Q: Press reports suggest that the banking division has hired McKinsey to suggest changes...
A: The banking division has not hired McKinsey. We have just appointed the Narasimham Committee. Narasimham Committee is our McKinsey.
Q: What is the scope of the Narasimham Committee?
A: It is basically to do some stock taking; that is, to assess at what stage we are and where do we go from here.
Q: Will the Committee meet the March 1998 deadline?
A: Theres no reason why it shouldnt. It is working at a fast pace.
Q: What is the status of the Khan Committee set up to look into the review of operations of financial institutions ?
A: The Khan Committee has been set up by the RBI. It would study the role of the financial institutions vis-a-vis the banks universal banking so to say where banks are doing more and more of term lending and the FIs are extending working capital. The Committee will recommend measures which will take into account this trend to prevent any asset-liability mismatch.
Q: Is the increase in offtake in bank credit secular in nature?
A: Compared to last year the numbers are much better. But as in any sort of situation, there will be certain sectors which do well for reasons like their cyclic nature. But credit offtake is much better.

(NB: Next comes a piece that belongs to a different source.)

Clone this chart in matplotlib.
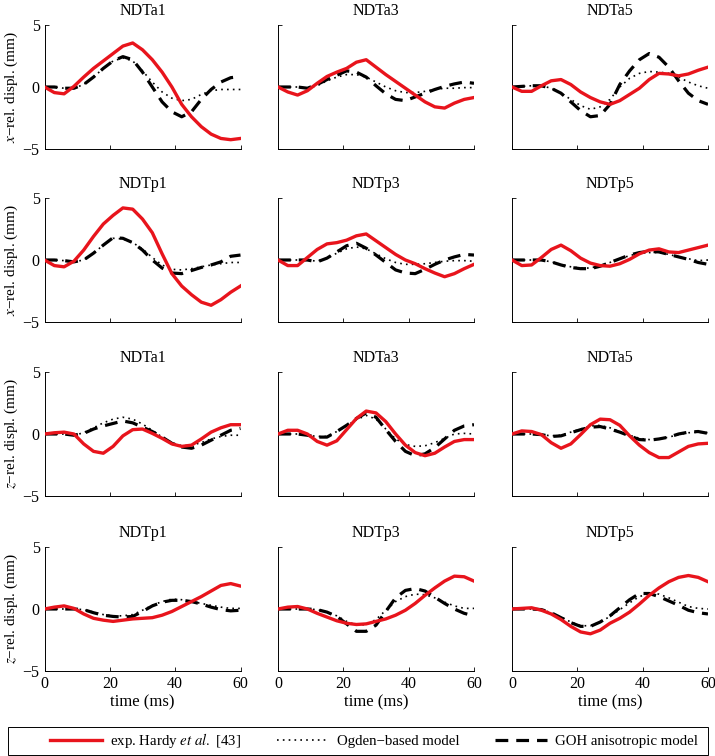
import numpy as np
import matplotlib.pyplot as plt
from matplotlib.patches import Rectangle

plt.rcParams['font.family'] = ['Liberation Serif', 'DejaVu Serif']
plt.rcParams['mathtext.fontset'] = 'stix'

# time samples (ms)
t = np.arange(0, 61, 3)

# x-rel. displacement, NDTa1 / NDTa3 / NDTa5
exp_x_a1 = [0, -0.45, -0.55, 0.05, 0.8, 1.5, 2.1, 2.7, 3.3, 3.55, 3.0, 2.2, 1.2, 0.0, -1.4, -2.4, -3.2, -3.8, -4.15, -4.25, -4.15]
ogd_x_a1 = [0, 0, -0.1, -0.1, 0.2, 0.8, 1.5, 2.1, 2.35, 2.1, 1.3, 0.4, -0.4, -0.9, -1.1, -1.0, -0.6, -0.3, -0.2, -0.2, -0.2]
goh_x_a1 = [0, 0, -0.1, -0.1, 0.2, 0.8, 1.5, 2.1, 2.45, 2.2, 1.2, 0.0, -1.2, -2.0, -2.4, -2.0, -1.0, -0.2, 0.4, 0.75, 0.85]

exp_x_a3 = [0, -0.4, -0.65, -0.3, 0.3, 0.85, 1.2, 1.5, 2.0, 2.2, 1.6, 1.0, 0.45, -0.1, -0.65, -1.2, -1.6, -1.7, -1.3, -1.0, -0.85]
ogd_x_a3 = [0, 0, 0, -0.1, 0.1, 0.5, 0.8, 1.0, 1.0, 0.8, 0.4, 0.0, -0.3, -0.45, -0.45, -0.35, -0.2, -0.1, -0.1, -0.05, -0.05]
goh_x_a3 = [0, 0, 0, -0.1, 0.2, 0.6, 0.95, 1.3, 1.2, 0.8, 0.1, -0.55, -1.0, -1.1, -0.8, -0.5, -0.2, 0.05, 0.25, 0.4, 0.3]

exp_x_a5 = [0, -0.35, -0.35, 0.1, 0.5, 0.6, 0.2, -0.4, -0.85, -1.2, -1.4, -1.1, -0.6, -0.1, 0.6, 1.1, 1.05, 0.9, 1.05, 1.35, 1.6]
ogd_x_a5 = [0, 0.05, 0.1, 0.1, -0.1, -0.5, -1.0, -1.5, -1.8, -1.6, -1.0, 0.0, 0.7, 1.1, 1.25, 1.2, 1.1, 0.8, 0.4, 0.1, -0.1]
goh_x_a5 = [0, 0.05, 0.1, 0.1, -0.1, -0.5, -1.2, -1.9, -2.4, -2.3, -1.4, 0.2, 1.3, 2.2, 2.7, 2.4, 1.6, 0.5, -0.5, -1.1, -1.4]

# x-rel. displacement, NDTp1 / NDTp3 / NDTp5
exp_x_p1 = [0, -0.45, -0.55, -0.1, 0.8, 1.9, 2.9, 3.6, 4.2, 4.1, 3.3, 2.2, 0.5, -1.1, -2.1, -2.8, -3.4, -3.65, -3.2, -2.6, -2.1]
ogd_x_p1 = [0, 0, -0.05, -0.15, 0.0, 0.55, 1.2, 1.75, 1.7, 1.4, 0.9, 0.2, -0.4, -0.75, -0.8, -0.7, -0.55, -0.4, -0.3, -0.2, -0.2]
goh_x_p1 = [0, 0, -0.05, -0.15, 0.0, 0.55, 1.2, 1.8, 1.75, 1.4, 0.8, 0.0, -0.65, -1.05, -1.1, -0.85, -0.6, -0.4, -0.15, 0.3, 0.4]

exp_x_p3 = [0, -0.45, -0.45, 0.2, 0.85, 1.3, 1.4, 1.6, 1.95, 2.1, 1.55, 1.0, 0.45, 0.0, -0.3, -0.7, -1.05, -1.35, -1.1, -0.7, -0.35]
ogd_x_p3 = [0, 0, 0, 0, -0.1, 0.15, 0.55, 0.9, 1.05, 0.9, 0.5, 0.1, -0.2, -0.35, -0.35, -0.3, -0.2, -0.1, -0.05, -0.05, -0.1]
goh_x_p3 = [0, 0, 0, 0, -0.15, 0.15, 0.65, 1.15, 1.35, 0.95, 0.4, -0.2, -0.8, -1.05, -1.1, -0.75, -0.35, 0.0, 0.25, 0.45, 0.4]

exp_x_p5 = [0, -0.45, -0.4, 0.2, 0.85, 1.2, 0.75, 0.15, -0.25, -0.45, -0.5, -0.3, 0.05, 0.5, 0.8, 0.9, 0.65, 0.6, 0.8, 1.0, 1.2]
ogd_x_p5 = [0, 0, 0, 0, -0.15, -0.35, -0.55, -0.65, -0.65, -0.45, -0.2, 0.1, 0.35, 0.55, 0.6, 0.6, 0.45, 0.25, 0.1, -0.05, 0.0]
goh_x_p5 = [0, 0, 0, 0, -0.15, -0.4, -0.6, -0.7, -0.7, -0.5, -0.2, 0.1, 0.4, 0.6, 0.7, 0.65, 0.45, 0.25, 0.05, -0.2, -0.35]

# z-rel. displacement, NDTa1 / NDTa3 / NDTa5
exp_z_a1 = [0, 0.1, 0.15, 0.0, -0.8, -1.4, -1.55, -1.0, -0.15, 0.35, 0.4, 0.05, -0.35, -0.8, -1.0, -0.9, -0.4, 0.15, 0.5, 0.75, 0.75]
ogd_z_a1 = [0, 0, 0, -0.1, 0.1, 0.5, 0.9, 1.2, 1.35, 1.2, 0.8, 0.3, -0.25, -0.7, -0.95, -0.9, -0.7, -0.4, -0.2, -0.1, -0.1]
goh_z_a1 = [0, 0, 0, -0.1, 0.05, 0.4, 0.65, 0.85, 1.05, 0.9, 0.55, 0.2, -0.25, -0.75, -1.05, -1.15, -0.9, -0.5, -0.1, 0.3, 0.45]

exp_z_a3 = [0, 0.3, 0.3, 0.0, -0.6, -0.9, -0.55, 0.35, 1.25, 1.85, 1.7, 1.0, 0.0, -0.9, -1.5, -1.75, -1.55, -1.05, -0.6, -0.45, -0.45]
ogd_z_a3 = [0, 0, 0, -0.1, -0.2, -0.2, 0.2, 0.65, 1.15, 1.5, 1.2, 0.4, -0.4, -0.85, -1.0, -0.95, -0.7, -0.35, 0.0, 0.05, 0.0]
goh_z_a3 = [0, 0, 0, -0.1, -0.25, -0.25, 0.2, 0.7, 1.25, 1.7, 1.35, 0.35, -0.6, -1.4, -1.75, -1.6, -1.1, -0.4, 0.3, 0.65, 0.75]

exp_z_a5 = [0, 0.25, 0.2, -0.05, -0.7, -1.15, -0.8, -0.05, 0.75, 1.2, 1.15, 0.7, -0.15, -0.9, -1.5, -1.9, -1.9, -1.45, -1.0, -0.8, -0.75]
ogd_z_a5 = [0, 0, 0, -0.05, -0.15, -0.1, 0.15, 0.4, 0.65, 0.7, 0.5, 0.2, -0.1, -0.35, -0.45, -0.4, -0.25, -0.05, 0.1, 0.15, 0.1]
goh_z_a5 = [0, 0, 0, -0.05, -0.2, -0.15, 0.1, 0.35, 0.55, 0.6, 0.4, 0.15, -0.15, -0.45, -0.5, -0.4, -0.25, 0.0, 0.15, 0.2, 0.05]

# z-rel. displacement, NDTp1 / NDTp3 / NDTp5
exp_z_p1 = [0, 0.15, 0.25, 0.05, -0.4, -0.75, -0.9, -1.0, -0.9, -0.8, -0.75, -0.7, -0.5, -0.2, 0.2, 0.6, 1.0, 1.45, 1.9, 2.05, 1.85]
ogd_z_p1 = [0, 0, 0, 0, -0.05, -0.25, -0.45, -0.55, -0.55, -0.45, -0.1, 0.3, 0.6, 0.8, 0.75, 0.6, 0.45, 0.3, 0.15, 0.05, 0.05]
goh_z_p1 = [0, 0, 0, 0, -0.05, -0.3, -0.5, -0.6, -0.65, -0.6, -0.2, 0.25, 0.55, 0.7, 0.7, 0.6, 0.4, 0.15, -0.05, -0.15, -0.1]

exp_z_p3 = [0, 0.15, 0.2, 0.0, -0.35, -0.65, -0.95, -1.15, -1.25, -1.2, -1.0, -0.8, -0.5, -0.1, 0.45, 1.1, 1.7, 2.25, 2.65, 2.6, 2.25]
ogd_z_p3 = [0, 0, 0, 0, -0.05, -0.25, -0.55, -1.0, -1.3, -1.25, -0.85, -0.1, 0.6, 1.0, 1.2, 1.15, 0.9, 0.55, 0.25, 0.05, 0.05]
goh_z_p3 = [0, 0, 0, 0, -0.05, -0.25, -0.6, -1.2, -1.8, -1.8, -1.3, -0.2, 0.9, 1.5, 1.65, 1.45, 0.95, 0.45, 0.0, -0.35, -0.55]

exp_z_p5 = [0, 0.05, 0.1, -0.1, -0.4, -0.85, -1.4, -1.85, -2.0, -1.7, -1.15, -0.75, -0.25, 0.4, 1.1, 1.7, 2.2, 2.55, 2.7, 2.55, 2.2]
ogd_z_p5 = [0, 0, 0, -0.05, -0.3, -0.65, -1.05, -1.35, -1.35, -1.05, -0.6, -0.05, 0.5, 1.0, 1.25, 1.2, 0.9, 0.55, 0.2, 0.05, 0.0]
goh_z_p5 = [0, 0, 0, -0.05, -0.3, -0.7, -1.1, -1.4, -1.4, -1.05, -0.55, 0.1, 0.75, 1.25, 1.25, 1.0, 0.65, 0.3, -0.1, -0.3, -0.4]

titles = [['NDTa1', 'NDTa3', 'NDTa5'],
          ['NDTp1', 'NDTp3', 'NDTp5'],
          ['NDTa1', 'NDTa3', 'NDTa5'],
          ['NDTp1', 'NDTp3', 'NDTp5']]
row_labels = ['$x$\u2212rel. displ. (mm)', '$x$\u2212rel. displ. (mm)',
              '$z$\u2212rel. displ. (mm)', '$z$\u2212rel. displ. (mm)']

panels = [[(exp_x_a1, ogd_x_a1, goh_x_a1), (exp_x_a3, ogd_x_a3, goh_x_a3), (exp_x_a5, ogd_x_a5, goh_x_a5)],
          [(exp_x_p1, ogd_x_p1, goh_x_p1), (exp_x_p3, ogd_x_p3, goh_x_p3), (exp_x_p5, ogd_x_p5, goh_x_p5)],
          [(exp_z_a1, ogd_z_a1, goh_z_a1), (exp_z_a3, ogd_z_a3, goh_z_a3), (exp_z_a5, ogd_z_a5, goh_z_a5)],
          [(exp_z_p1, ogd_z_p1, goh_z_p1), (exp_z_p3, ogd_z_p3, goh_z_p3), (exp_z_p5, ogd_z_p5, goh_z_p5)]]

W, H = 715, 756
fig = plt.figure(figsize=(W / 100, H / 100), dpi=100)

col_left = [44.5, 278, 512]
row_top = [25, 198, 372, 547]
aw, ah = 196, 124

for i in range(4):
    for j in range(3):
        ax = fig.add_axes([col_left[j] / W, 1 - (row_top[i] + ah) / H, aw / W, ah / H])
        e, o, g = panels[i][j]
        ax.plot(t, o, color='black', lw=1.2, ls=(0, (1, 2.5)), label='Ogden\u2212based model')
        ax.plot(t, g, color='black', lw=2.3, ls=(0, (4, 2.5)), label='GOH anisotropic model')
        ax.plot(t, e, color='#e8141c', lw=2.4, label='exp. Hardy $\\mathit{et\\ al.}$ [43]', zorder=3)
        ax.set_xlim(0, 60)
        ax.set_ylim(-5, 5)
        ax.set_xticks([0, 20, 40, 60])
        ax.set_yticks([-5, 0, 5])
        ax.tick_params(direction='in', length=3, labelsize=11.5, width=0.6)
        ax.spines['top'].set_visible(False)
        ax.spines['right'].set_visible(False)
        for s in ['left', 'bottom']:
            ax.spines[s].set_linewidth(0.7)
        ax.set_title(titles[i][j], fontsize=11.5, pad=7)
        if j == 0:
            ax.set_ylabel(row_labels[i], fontsize=11, labelpad=2)
        else:
            ax.set_yticklabels([])
        if i == 3:
            ax.set_xlabel('time (ms)', fontsize=12, labelpad=2)
        else:
            ax.set_xticklabels([])
        if i == 0 and j == 0:
            h, l = ax.get_legend_handles_labels()

# legend box spans the figure width, entries sit in it
fig.patches.append(Rectangle((8 / W, 1 / H), 700 / W, 28 / H, transform=fig.transFigure,
                             fill=False, edgecolor='black', lw=0.7))
order = [2, 0, 1]
leg = fig.legend([h[k] for k in order], [l[k] for k in order], ncol=3,
                 loc='center', bbox_to_anchor=(374 / W, 1 - 741 / H),
                 fontsize=10.7, handlelength=3.5, handletextpad=0.55, columnspacing=2.4,
                 frameon=False, borderaxespad=0)

fig.savefig('out.png', dpi=100)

Q: Does this mean that there is a turnaround now?
A: I wouldnt like to hazard a guess on that. We have to take into account a host of factors like access to foreign capital etc. So to develop some sort of a linkage between credit offtake and the performance of the corporate sector is premature.
Q: Is there a move to categorise infrastructure as a priority sector?
A: No, and I dont think it would be a good idea because then the real priority sector would suffer.